A bunch of great comedians talk about how impossible it is to be funny in 2018

Laughter is somehow different now. Blame Trump, blame outrage culture, or blame the terrifying rise of public shaming, but rarely does a week go by that some public (or even not-so-public figure) makes a joke that ignites a flurry of angry tweets and thinkpieces. Does this response fall under the umbrella of the First Amendment? Or is it hate speech masked as “lulz,” as has been the tactic of internet-savvy white nationalists? Whatever the answer, comedians are in a tough spot. In a new roundtable interview with GQ, comedian Aparna Nancherla sums it all up by pointing out how “people are picking comedians based on their politics,” much in the same way that people are handpicking which news sources feed them the narrative they want to believe. Hasan Minhaj subsequently laments the lack of an “objective reality.”

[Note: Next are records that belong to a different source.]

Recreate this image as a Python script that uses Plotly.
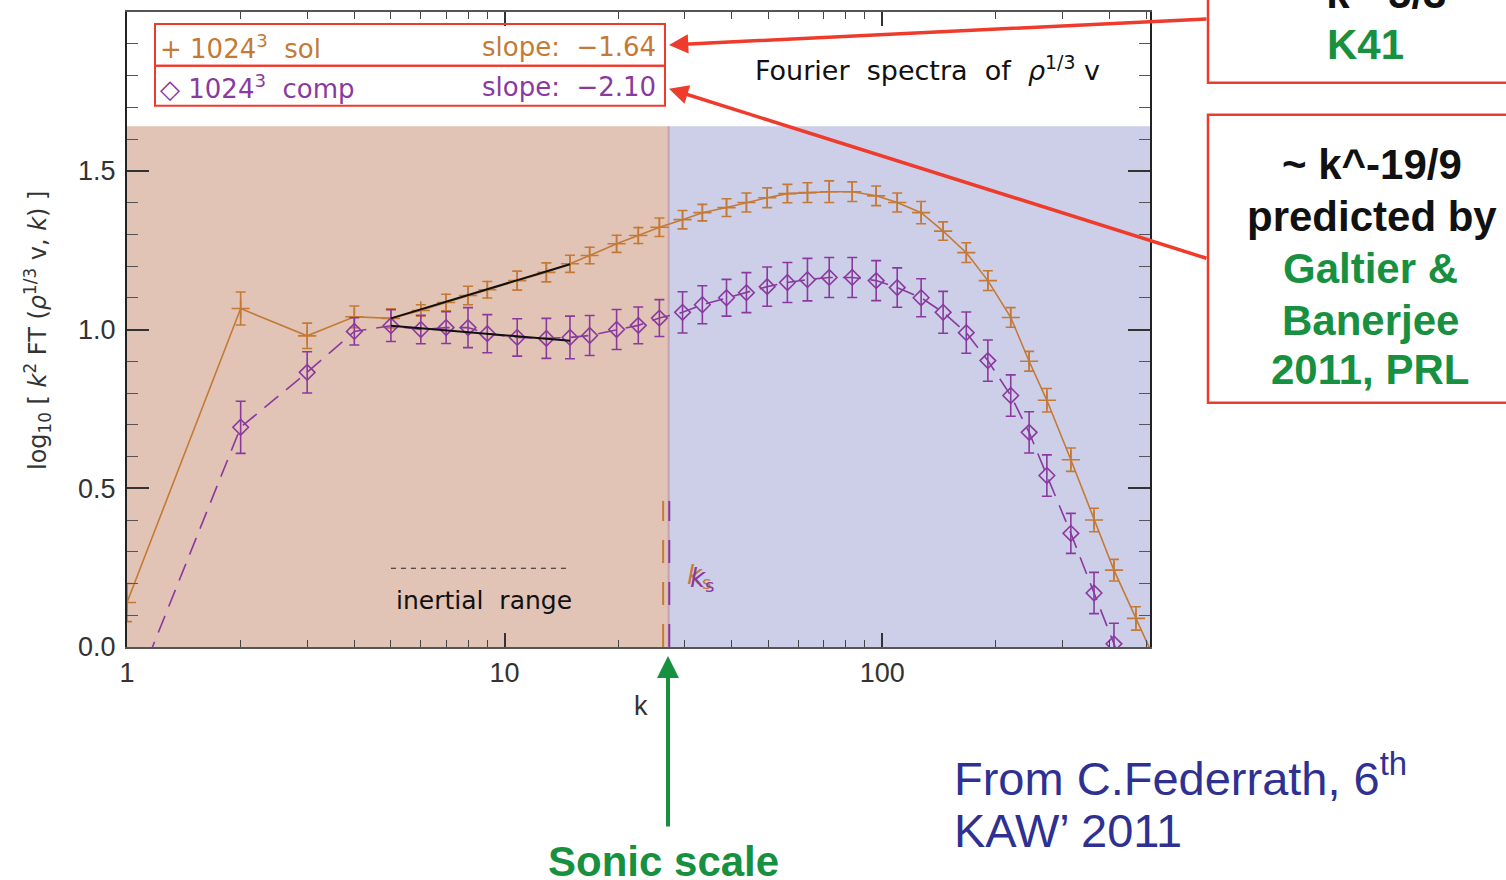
import math
import plotly.graph_objects as go

# Wavenumber bins and compensated spectra log10[k^2 FT(rho^(1/3) v, k)]
k = [1, 2, 3, 4, 5, 6, 7, 8, 9, 10.8, 12.9, 14.9, 16.8, 19.8, 22.6, 25.7, 29.6,
     33.4, 38.7, 43.7, 49.6, 56.1, 63.4, 72.4, 83.3, 96.4, 109.6, 126.8, 145,
     167, 190.5, 219, 245, 273, 316, 364, 411, 470, 532]

sol = [0.14, 1.066, 0.98, 1.04, 1.035, 1.06, 1.085, 1.107, 1.125, 1.154, 1.18,
       1.207, 1.233, 1.27, 1.296, 1.322, 1.346, 1.368, 1.384, 1.40, 1.415, 1.428,
       1.431, 1.434, 1.434, 1.421, 1.40, 1.368, 1.31, 1.242, 1.154, 1.038, 0.90,
       0.777, 0.59, 0.40, 0.242, 0.09, -0.05]
sol_err = [0.06, 0.052, 0.04, 0.034, 0.03, 0.018, 0.026, 0.029, 0.026, 0.03, 0.03,
           0.027, 0.026, 0.027, 0.025, 0.029, 0.029, 0.026, 0.028, 0.03, 0.031,
           0.029, 0.031, 0.034, 0.031, 0.031, 0.03, 0.035, 0.029, 0.031, 0.031,
           0.031, 0.031, 0.037, 0.037, 0.037, 0.034, 0.037, 0.037]

comp = [-0.2, 0.692, 0.865, 0.994, 1.012, 1.0, 1.006, 1.006, 0.987, 0.975, 0.972,
        0.975, 0.981, 1.0, 1.013, 1.036, 1.054, 1.078, 1.10, 1.116, 1.135, 1.148,
        1.157, 1.164, 1.164, 1.154, 1.132, 1.10, 1.054, 0.99, 0.902, 0.792, 0.676,
        0.54, 0.358, 0.17, 0.01, -0.18, None]
comp_err = [0.08, 0.082, 0.065, 0.043, 0.05, 0.045, 0.05, 0.063, 0.06, 0.059, 0.063,
            0.067, 0.063, 0.063, 0.058, 0.058, 0.065, 0.06, 0.058, 0.063, 0.062,
            0.063, 0.067, 0.063, 0.063, 0.063, 0.062, 0.06, 0.066, 0.065, 0.065,
            0.065, 0.065, 0.065, 0.063, 0.065, 0.065, 0.065, 0.065]

# Inertial-range power-law fits (slopes of the uncompensated spectra)
fit_k = [5, 14.9]
sol_slope, comp_slope = -1.64, -2.10
sol_fit_at5, comp_fit_at5 = 1.035, 1.012

# Sonic scales
ks_sol, ks_comp = 26.3, 27.3
ks_split = 27.2

ORANGE = "#C47A36"
PURPLE = "#8A3A9E"
RED = "#EF3B2C"
GREEN = "#17903F"
NAVY = "#2E3192"

W, H = 1506, 880
L, R, T, B = 127, 1150, 10, 647


def PX(x):
    return (x - L) / (R - L)


def PY(y):
    return (B - y) / (B - T)


def fit_line(a_at5, slope):
    c = 2 + slope
    return [a_at5 + c * (math.log10(kk) - math.log10(5)) for kk in fit_k]


fig = go.Figure()

# solenoidal run
fig.add_trace(go.Scatter(
    x=k, y=sol, mode="lines+markers",
    line=dict(color=ORANGE, width=1.6),
    marker=dict(symbol="cross-thin", size=13, line=dict(color=ORANGE, width=1.6)),
    error_y=dict(type="data", array=sol_err, color=ORANGE, thickness=1.6, width=5),
    showlegend=False, cliponaxis=True))

# compressive run
fig.add_trace(go.Scatter(
    x=k, y=comp, mode="lines+markers",
    line=dict(color=PURPLE, width=1.6, dash="18px,10px"),
    marker=dict(symbol="diamond-open", size=12, color=PURPLE, line=dict(width=1.6)),
    error_y=dict(type="data", array=comp_err, color=PURPLE, thickness=1.6, width=5),
    showlegend=False, connectgaps=False, cliponaxis=True))

# power-law fits over the inertial range
fig.add_trace(go.Scatter(x=fit_k, y=fit_line(sol_fit_at5, sol_slope), mode="lines",
                         line=dict(color="#111111", width=2), showlegend=False))
fig.add_trace(go.Scatter(x=fit_k, y=fit_line(comp_fit_at5, comp_slope), mode="lines",
                         line=dict(color="#111111", width=2), showlegend=False))

# inertial range marker
fig.add_trace(go.Scatter(x=fit_k, y=[0.248, 0.248], mode="lines",
                         line=dict(color="#222222", width=1.2, dash="5px,5px"),
                         showlegend=False))

# sonic-scale markers
fig.add_trace(go.Scatter(x=[ks_sol, ks_sol], y=[0, 0.46], mode="lines",
                         line=dict(color=ORANGE, width=2, dash="23px,19px"),
                         showlegend=False))
fig.add_trace(go.Scatter(x=[ks_comp, ks_comp], y=[0, 0.46], mode="lines",
                         line=dict(color=PURPLE, width=2, dash="23px,19px"),
                         showlegend=False))

shapes = [
    dict(type="rect", xref="x", yref="y", x0=1, x1=ks_split, y0=0, y1=1.64,
         fillcolor="rgb(226,196,182)", line=dict(width=0), layer="below"),
    dict(type="rect", xref="x", yref="y", x0=ks_split, x1=512, y0=0, y1=1.64,
         fillcolor="rgb(205,207,233)", line=dict(width=0), layer="below"),
    dict(type="line", xref="x", yref="y", x0=ks_split, x1=ks_split, y0=0, y1=1.64,
         line=dict(color="rgba(190,150,170,0.8)", width=2), layer="below"),
    # legend frame
    dict(type="rect", xref="paper", yref="paper", x0=PX(155), x1=PX(665),
         y0=PY(64), y1=PY(22), line=dict(color=RED, width=2)),
    dict(type="rect", xref="paper", yref="paper", x0=PX(155), x1=PX(665),
         y0=PY(104), y1=PY(64), line=dict(color=RED, width=2)),
    # side boxes
    dict(type="rect", xref="paper", yref="paper", x0=PX(1208), x1=PX(1530),
         y0=PY(81), y1=PY(-20), line=dict(color=RED, width=2.5)),
    dict(type="rect", xref="paper", yref="paper", x0=PX(1208), x1=PX(1530),
         y0=PY(402), y1=PY(113), line=dict(color=RED, width=2.5)),
]

PLOTFONT = "DejaVu Sans"
ARIAL = "Liberation Sans"

ann = []


def text(x, y, s, size, color, family=PLOTFONT, xanchor="center", **kw):
    ann.append(dict(x=PX(x), y=PY(y), xref="paper", yref="paper", text=s,
                    showarrow=False, xanchor=xanchor, yanchor="middle",
                    font=dict(size=size, color=color, family=family), **kw))


# legend entries
text(158, 45, "+ 1024<sup>3</sup>  sol", 26, ORANGE, xanchor="left")
text(658, 45, "slope:  \u22121.64", 26, ORANGE, xanchor="right")
text(158, 85, "\u25c7 1024<sup>3</sup>  comp", 26, PURPLE, xanchor="left")
text(658, 85, "slope:  \u22122.10", 26, PURPLE, xanchor="right")
text(927, 67, "Fourier  spectra  of  <i>\u03c1</i><sup>1/3</sup> v", 27, "#111111")

# in-plot labels
text(484, 600, "inertial  range", 25, "#111111")
text(699, 576, "<i>k</i><sub>s</sub>", 26, ORANGE)
text(702, 579, "<i>k</i><sub>s</sub>", 26, PURPLE)

# axis titles
text(641, 706, "k", 27, "#333333", family=ARIAL)
text(38, 330, "log<sub>10</sub> [ <i>k</i><sup>2</sup> FT (<i>\u03c1</i><sup>1/3</sup> v, <i>k</i>) ]",
     24, "#333333", textangle=-90)

# side notes
text(1368, -9, "<b>~ k^-5/3</b>", 42, "#111111", family=ARIAL)
text(1365, 43, "<b>K41</b>", 42, GREEN, family=ARIAL)
text(1372, 163, "<b>~ k^-19/9</b>", 42, "#111111", family=ARIAL)
text(1372, 215, "<b>predicted by</b>", 42, "#111111", family=ARIAL)
text(1370, 267, "<b>Galtier &amp;</b>", 42, GREEN, family=ARIAL)
text(1370, 319, "<b>Banerjee</b>", 42, GREEN, family=ARIAL)
text(1370, 369, "<b>2011, PRL</b>", 42, GREEN, family=ARIAL)
text(952, 775, "From C.Federrath, 6<sup>th</sup>", 47, NAVY, family=ARIAL, xanchor="left")
text(952, 831, "KAW\u2019 2011", 47, NAVY, family=ARIAL, xanchor="left")
text(663, 862, "<b>Sonic scale</b>", 42, GREEN, family=ARIAL)

# arrows
for (hx, hy, tx, ty, col, wid) in [(669, 43, 1208, 17, RED, 3.5),
                                   (669, 87, 1208, 257, RED, 3.5),
                                   (668, 656, 668, 828, GREEN, 4)]:
    ann.append(dict(x=PX(hx), y=PY(hy), xref="paper", yref="paper", text="",
                    showarrow=True, ax=tx - hx, ay=ty - hy, arrowcolor=col,
                    arrowwidth=wid, arrowhead=2, arrowsize=1.1, standoff=0))

minor_x = [2, 3, 4, 5, 6, 7, 8, 9, 20, 30, 40, 50, 60, 70, 80, 90, 200, 300, 400, 500]

fig.update_layout(
    width=W, height=H,
    margin=dict(l=L, r=W - R, t=T, b=H - B, pad=0),
    paper_bgcolor="white", plot_bgcolor="white",
    shapes=shapes, annotations=ann,
    xaxis=dict(type="log", range=[0, math.log10(512)], showgrid=False, zeroline=False,
               tickmode="array", tickvals=[1, 10, 100], ticktext=["1", "10", "100"],
               ticks="inside", ticklen=14, tickwidth=1.5, tickcolor="#333333",
               minor=dict(tickmode="array", tickvals=minor_x, ticks="inside",
                          ticklen=7, tickwidth=1.2, tickcolor="#444444", showgrid=False),
               showline=True, linecolor="#555555", linewidth=1.5, mirror="ticks",
               tickfont=dict(size=27, color="#333333", family=ARIAL),
               ticklabelstandoff=1),
    yaxis=dict(range=[0, 2.0], showgrid=False, zeroline=False,
               tickmode="array", tickvals=[0, 0.5, 1.0, 1.5],
               ticktext=["0.0", "0.5", "1.0", "1.5"],
               ticks="inside", ticklen=22, tickwidth=1.5, tickcolor="#333333",
               minor=dict(dtick=0.1, ticks="inside", ticklen=11, tickwidth=1.2,
                          tickcolor="#555555", showgrid=False),
               showline=True, linecolor="#222222", linewidth=2, mirror="ticks",
               tickfont=dict(size=27, color="#333333", family=ARIAL),
               ticklabelstandoff=4),
)

fig.write_html("out.html")
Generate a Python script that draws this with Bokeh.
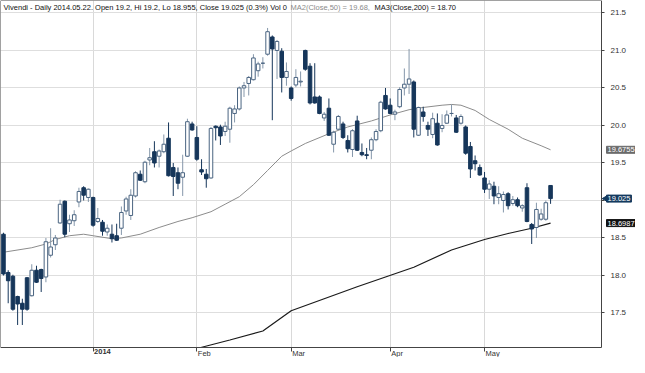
from bokeh.plotting import figure
from bokeh.models import FixedTicker, Label, Range1d, ColumnDataSource, NumeralTickFormatter
from bokeh.embed import file_html
from bokeh.resources import INLINE
import math

# ---- data ----
opens = [18.55, 18.04, 17.99, 17.72, 17.63, 17.97, 17.73, 18.07, 18.08, 17.98,
         18.27, 18.41, 18.70, 18.99, 18.69, 18.73, 18.98, 19.17, 19.04, 19.04,
         18.72, 18.71, 18.58, 18.55, 18.53, 18.63, 18.86, 18.80, 19.06, 19.35,
         19.25, 19.54, 19.65, 19.59, 19.65, 19.83, 19.44, 19.37, 19.31, 19.59,
         20.02, 19.84, 19.41, 19.35, 19.30, 19.99, 19.98, 19.92, 19.95, 20.16,
         20.22, 20.50, 20.56, 20.61, 20.73, 20.83, 20.95, 21.18, 21.00, 20.99,
         20.64, 20.50, 20.54, 20.58, 21.00, 20.79, 20.38, 20.38, 20.10, 20.23,
         19.75, 19.95, 20.02, 19.80, 19.68, 20.06, 19.64, 19.61, 19.67, 19.81,
         19.93, 20.40, 20.27, 20.15, 20.25, 20.50, 20.55, 20.58, 19.87, 20.18,
         20.00, 19.88, 20.03, 19.96, 20.03, 20.16, 20.10, 20.03, 19.98, 19.72,
         19.53, 19.44, 19.30, 19.15, 19.19, 19.04, 19.00, 19.09, 18.96, 19.01,
         18.90, 19.17, 18.68, 18.64, 18.75, 18.75, 19.20]
highs = [18.57, 18.07, 18.01, 17.73, 17.69, 17.98, 18.15, 18.13, 18.09, 18.50,
         18.63, 18.54, 19.01, 19.00, 18.81, 18.87, 19.17, 19.19, 19.16, 19.05,
         18.90, 18.74, 18.68, 18.68, 18.69, 18.92, 19.05, 19.15, 19.39, 19.40,
         19.53, 19.70, 19.79, 19.68, 19.88, 20.04, 19.50, 19.44, 19.61, 20.09,
         20.05, 19.99, 19.55, 19.42, 19.98, 20.00, 20.01, 20.05, 20.25, 20.27,
         20.52, 20.58, 20.66, 20.95, 20.85, 20.91, 21.30, 21.20, 21.14, 21.03,
         20.84, 20.52, 20.75, 20.72, 21.01, 20.83, 20.83, 20.40, 20.18, 20.36,
         19.93, 20.14, 20.05, 19.87, 19.95, 20.13, 19.76, 19.70, 19.84, 19.95,
         20.33, 20.50, 20.36, 20.21, 20.51, 20.76, 21.02, 20.60, 20.25, 20.25,
         20.05, 20.17, 20.16, 20.15, 20.20, 20.28, 20.14, 20.15, 20.00, 19.78,
         19.60, 19.48, 19.38, 19.27, 19.25, 19.19, 19.12, 19.11, 19.06, 19.04,
         18.95, 19.23, 18.70, 18.97, 18.89, 19.00, 19.20]
lows = [18.00, 17.63, 17.53, 17.34, 17.34, 17.53, 17.72, 17.90, 17.78, 17.91,
        18.24, 18.34, 18.69, 18.51, 18.58, 18.66, 18.91, 19.00, 18.98, 18.65,
        18.70, 18.53, 18.53, 18.44, 18.46, 18.54, 18.81, 18.74, 19.04, 19.26,
        19.23, 19.47, 19.44, 19.44, 19.63, 19.32, 19.06, 19.15, 19.06, 19.58,
        19.93, 19.53, 19.34, 19.17, 19.29, 19.80, 19.74, 19.86, 19.77, 20.04,
        20.20, 20.38, 20.40, 20.60, 20.65, 20.76, 20.93, 20.07, 20.62, 20.44,
        20.53, 20.33, 20.51, 20.52, 20.73, 20.28, 20.29, 20.15, 20.06, 19.86,
        19.64, 19.94, 19.82, 19.64, 19.58, 19.66, 19.59, 19.55, 19.55, 19.79,
        19.91, 20.21, 20.15, 20.07, 20.23, 20.40, 20.42, 19.84, 19.86, 20.05,
        19.86, 19.83, 19.73, 19.91, 20.02, 20.12, 19.90, 20.01, 19.61, 19.30,
        19.40, 19.33, 19.10, 19.02, 18.95, 18.95, 18.84, 18.88, 18.93, 18.91,
        18.85, 18.71, 18.42, 18.50, 18.73, 18.73, 18.955]
closes = [18.02, 17.93, 17.55, 17.62, 17.55, 17.55, 18.07, 17.91, 17.96, 18.45,
          18.38, 18.50, 18.95, 18.55, 18.74, 18.81, 19.12, 19.07, 19.15, 18.67,
          18.76, 18.59, 18.63, 18.49, 18.47, 18.84, 19.02, 19.07, 19.37, 19.27,
          19.51, 19.57, 19.50, 19.66, 19.75, 19.33, 19.32, 19.23, 19.37, 20.05,
          19.94, 19.55, 19.38, 19.29, 19.96, 19.97, 19.86, 19.99, 20.23, 20.22,
          20.50, 20.53, 20.64, 20.90, 20.82, 20.83, 21.25, 21.02, 21.12, 20.64,
          20.72, 20.36, 20.64, 20.59, 20.75, 20.30, 20.30, 20.16, 20.15, 19.87,
          19.91, 20.12, 19.84, 19.69, 19.93, 19.67, 19.61, 19.60, 19.81, 19.92,
          20.31, 20.22, 20.16, 20.18, 20.48, 20.55, 20.62, 19.95, 20.24, 20.12,
          19.95, 20.09, 19.74, 20.00, 20.14, 20.16, 19.91, 20.12, 19.63, 19.42,
          19.49, 19.34, 19.15, 19.22, 19.06, 19.09, 19.08, 18.93, 19.01, 18.93,
          18.93, 18.72, 18.62, 18.88, 18.82, 18.97, 19.025]

ma50_idx = [0, 6, 9, 11, 14, 17, 19, 23, 25, 29, 33, 37, 40, 44, 47, 50, 53, 56,
            59, 61, 64, 69, 73, 78, 82, 86, 89, 93, 95, 97, 100, 103, 107, 110,
            114, 116]
ma50_val = [18.31, 18.37, 18.42, 18.48, 18.53, 18.55, 18.53, 18.49, 18.50, 18.55,
            18.64, 18.72, 18.77, 18.85, 18.95, 19.05, 19.21, 19.40, 19.59, 19.66,
            19.76, 19.89, 19.98, 20.06, 20.14, 20.21, 20.24, 20.27, 20.28, 20.27,
            20.20, 20.08, 19.95, 19.83, 19.73, 19.6755]
ma200_idx = [40, 48, 55, 61, 68, 75, 81, 87, 95, 102, 107, 112, 116]
ma200_val = [17.01, 17.14, 17.26, 17.53, 17.69, 17.85, 17.98, 18.11, 18.34, 18.48,
             18.56, 18.63, 18.6987]

month_idx = [19, 41, 61, 82, 102]
month_labels = ["2014", "Feb", "Mar", "Apr", "May"]
y_ticks = [17.5, 18.0, 18.5, 19.0, 19.5, 20.0, 20.5, 21.0, 21.5]

tag_values = [19.6755, 19.025, 18.6987]
tag_texts = ["19.6755", "19.025", "18.6987"]
tag_colors = ["#6b6b6b", "#143a5e", "#111111"]

header_parts = ["Vivendi - Daily 2014.05.22. Open 19.2, Hi 19.2, Lo 18.955, Close 19.025 (0.3%) Vol 0",
                "MA2(Close,50) = 19.68,", "MA3(Close,200) = 18.70"]
header_colors = ["#111111", "#8a8a8a", "#111111"]
header_offsets = [3, 290, 374]

FONT = "Liberation Sans"

# ---- layout (pixels) ----
W, H = 635, 357          # canvas
BOX_W, BOX_H = 601, 347  # chart box inside the canvas
X0, X1 = -0.63, 126.8    # index range of the chart box
Y0, Y1 = 17.04, 21.666   # price range of the chart box
ppx = BOX_W / (X1 - X0)
ppy = BOX_H / (Y1 - Y0)
X_END = X0 + W / ppx
Y_START = Y1 - H / ppy

p = figure(width=W, height=H, output_backend="svg", toolbar_location=None,
           x_range=Range1d(X0, X_END), y_range=Range1d(Y_START, Y1),
           y_axis_location="right", x_axis_location="below",
           min_border_left=0, min_border_top=0, min_border_right=0, min_border_bottom=0)
p.background_fill_color = "white"
p.border_fill_color = "white"
p.outline_line_color = None

# axes drawn along the chart box edges
p.xaxis.fixed_location = Y0
p.xaxis.ticker = FixedTicker(ticks=month_idx)
p.xaxis.major_tick_in = 0
p.xaxis.major_tick_out = 4
p.xaxis.minor_tick_line_color = None
p.xaxis.axis_line_color = None
p.xaxis.major_tick_line_color = "#444444"
p.xaxis.major_label_text_color = None

p.yaxis.fixed_location = X1
p.yaxis.ticker = FixedTicker(ticks=y_ticks)
p.yaxis.formatter = NumeralTickFormatter(format="0.0")
p.yaxis.major_tick_in = 0
p.yaxis.major_tick_out = 3
p.yaxis.minor_tick_line_color = None
p.yaxis.axis_line_color = None
p.yaxis.major_tick_line_color = "#444444"
p.yaxis.major_label_text_font = FONT
p.yaxis.major_label_text_font_size = "8px"
p.yaxis.major_label_text_color = "#333333"
p.yaxis.major_label_standoff = 6
p.yaxis.major_label_overrides = {19.0: ""}

p.xgrid.ticker = FixedTicker(ticks=month_idx)
p.xgrid.grid_line_color = "#d9d9d9"
p.ygrid.ticker = FixedTicker(ticks=y_ticks)
p.ygrid.grid_line_color = "#dedede"

# moving averages
p.line(ma50_idx, ma50_val, line_color="#8c8c8c", line_width=1)
p.line(ma200_idx, ma200_val, line_color="#1a1a1a", line_width=1.2)

# candles
n = len(opens)
idx = list(range(n))
up = [c >= o for o, c in zip(opens, closes)]
def subset(flag):
    sel = [i for i in idx if up[i] == flag]
    return ColumnDataSource(dict(
        x=sel, lo=[lows[i] for i in sel], hi=[highs[i] for i in sel],
        top=[max(opens[i], closes[i]) for i in sel],
        bot=[min(opens[i], closes[i]) for i in sel]))
src_up, src_dn = subset(True), subset(False)

p.segment(x0="x", y0="lo", x1="x", y1="hi", source=src_up, line_color="#8597aa", line_width=1)
p.segment(x0="x", y0="lo", x1="x", y1="hi", source=src_dn, line_color="#16365a", line_width=1)
p.vbar(x="x", width=0.75, top="top", bottom="bot", source=src_up,
       fill_color="white", line_color="#4a6481", line_width=1)
p.vbar(x="x", width=0.75, top="top", bottom="bot", source=src_dn,
       fill_color="#16365a", line_color="#16365a", line_width=1)

# white margins outside the chart box (hide grid / line overflow)
p.quad(left=[X1], right=[X_END], bottom=[Y_START], top=[Y1], fill_color="white", line_color=None)
p.quad(left=[X0], right=[X_END], bottom=[Y_START], top=[Y0], fill_color="white", line_color=None)
# chart box border
p.quad(left=[X0], right=[X1], bottom=[Y0], top=[Y1], fill_color=None, line_color="#444444", line_width=1)

# x-axis labels (left aligned at month ticks)
for m, lab in zip(month_idx, month_labels):
    p.add_layout(Label(x=m, y=Y0, x_offset=1, y_offset=-1, text=lab,
                       text_font=FONT, text_font_size="7.5px",
                       text_font_style="bold" if lab == "2014" else "normal",
                       text_color="#333333", text_align="left", text_baseline="top"))

# header
for txt, col, off in zip(header_parts, header_colors, header_offsets):
    p.add_layout(Label(x=X0, y=Y1, x_offset=off, y_offset=-2, text=txt,
                       text_font=FONT, text_font_size="7.5px", text_color=col,
                       text_align="left", text_baseline="top"))

# price tags on the right
p.scatter(x=[X1 + 1.0], y=[tag_values[1]], marker="triangle", angle=math.pi / 2,
          size=7, fill_color=tag_colors[1], line_color=tag_colors[1])
for v, t, c in zip(tag_values, tag_texts, tag_colors):
    p.add_layout(Label(x=X1, y=v, x_offset=5, text=t, text_font=FONT,
                       text_font_size="7.5px", text_color="white",
                       background_fill_color=c, border_line_color=c,
                       padding=1, text_align="left", text_baseline="middle"))

open("out.html", "w").write(file_html(p, INLINE))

Nancherla and Minhaj are joined in GQ’s roundtable by Mike Birbiglia, Roy Wood Jr., and Kathy Griffin, the latter of whom reflects on how she’s only beginning to recover from the fallout (and federal investigation) that followed her bloody anti-Trump photo shoot.

There’s plenty to dig into, not the least of which being Griffin’s vulnerable words about the toll of that photo shoot and how her long-simmering anger was born from decades of inequality in the comedy industry. But Wood’s discussion of navigating pro-Trump audiences, as well as the mentor/mentee relationship between Birbiglia and Minhaj, are also striking in their own way.

What everyone here agrees on, however, is that comedy is different now, not in that it’s funnier, necessarily, but that it feels more precarious and, ultimately, more important.

Minhaj: The Daily Show satirized an entire form, and now what you see in the marketplace is all the tentacles of Jon Stewart’s children in late-night satire. […] And I think the biggest challenge we have is the characters have now mutated and evolved beyond just O’Reilly. The villains took steroids. How do you satirize Alex Jones? It really makes O’Reilly look like he’s from planet Earth.

Wood: The stakes matter more. People always say, “Oh, this is a good time for comedy.” I don’t think the comedy factories of satire that are on TV are creating better comedy. It’s the same writers. It’s the same people. But people care more, so now the jokes matter to you.

Minhaj: You don’t think this is the golden age of comedy?

Birbiglia: I think it’s the opposite. Because there’s been the devaluation of news as truth, the accepted setups have gone away.

Minhaj: Like there being an objective reality we all agree on.

Birbiglia: If we can’t agree on the setups, we can’t have punch lines, so it’s a very divisive time in comedy. I look at Jimmy Kimmel and go, “He’s doing great work.” Another guy looks at Jimmy Kimmel and goes, “Fuck that guy. He’s trying to get health care for his son, and he’s got a platform.”

Wood: I would imagine somewhere in the pantheon of Jimmy Kimmel clips, he said something halfway political that showed a level of give-a-fuck-about-society that no one reacted to, because it was in ‘08 or ‘09. I wonder: If we weren’t in the era of Trump, would people be telling him to shut up?

Minhaj: I just think we have a shift now where political culture has become popular culture.